In March, for the sake of variety, I walked a different route back home from the Instytut Anglistikie—and I walked right upon a corpse. Next to it was an unattended ambulance. Beside it lay what appeared to be a large black leaf bag. A man was in it, but he was too long for the bag. His feet stuck out. I tried to turn this observation into a poem; here is part of that attempt:

On the pavement in front of kwiaciarnia and kiosk
next to an unattended ambulance
a man has been 
stuffed into a black plastic bag
no embroidered fantails
the world closed away.

His crossed feet protrude:
black shoes, heels unworn, shined
he had shaken off the dust.

Yet Poland is a good country to be dead in.
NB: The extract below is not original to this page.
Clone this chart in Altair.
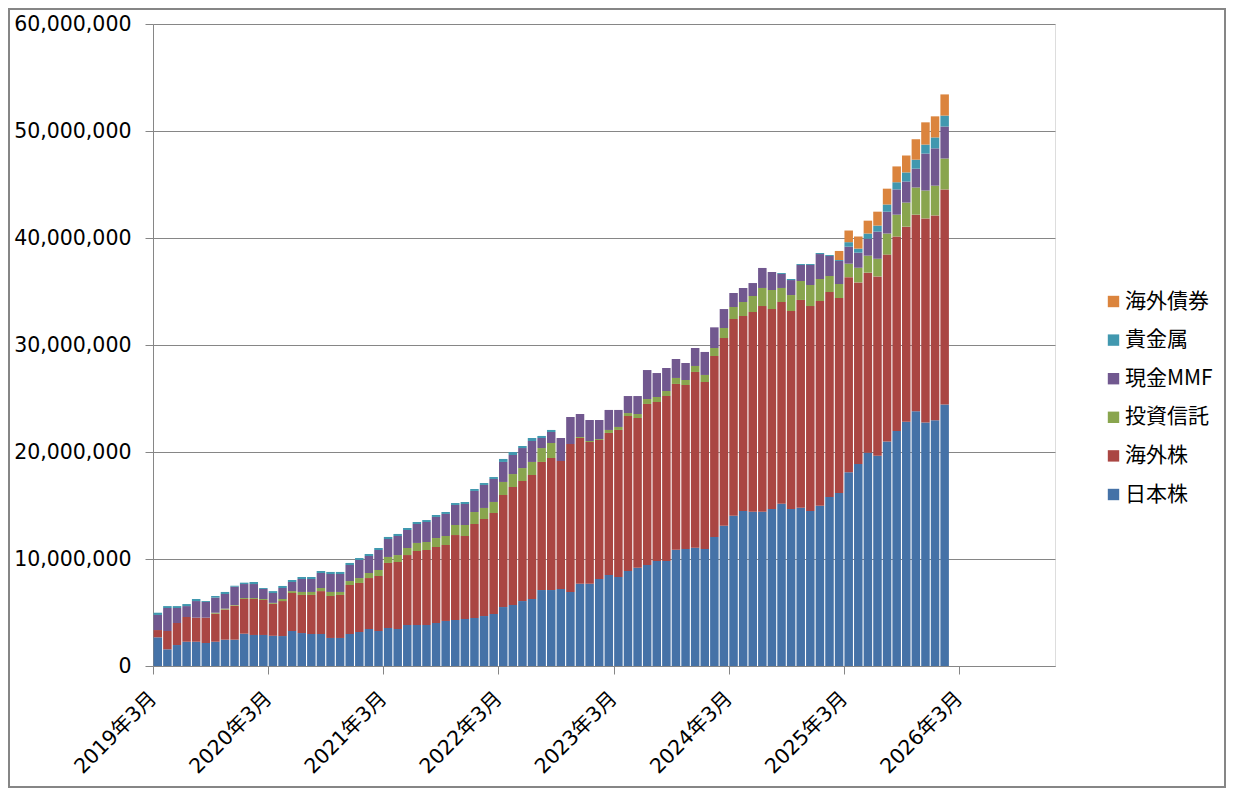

The dead are assiduously looked after. The buses that stop at the cemetery gates always unload a host of visitors. If they have not brought flowers with them, the cemetery gates are lined with vendors selling blue, gold, pink and red flowers—all real, no plastic, please. A grave-width park bench is disposed at the foot of many graves so that visitors can sit for a while and chat. I thought I would give the practice a try. I spoke a few pleasantries to Franciszek Szyszkiewicz, who had died in 1922, but I did not have much to say, never having known him in life. Besides, we had a language incompatibility. I saw others deeply engaged in conversation with their dead friends. On the night of All Saints, the cemeteries are as busy as a downtown street, and every grave is lighted with numerous candles and oil lamps. A cemetery’s glow can be seen from miles away.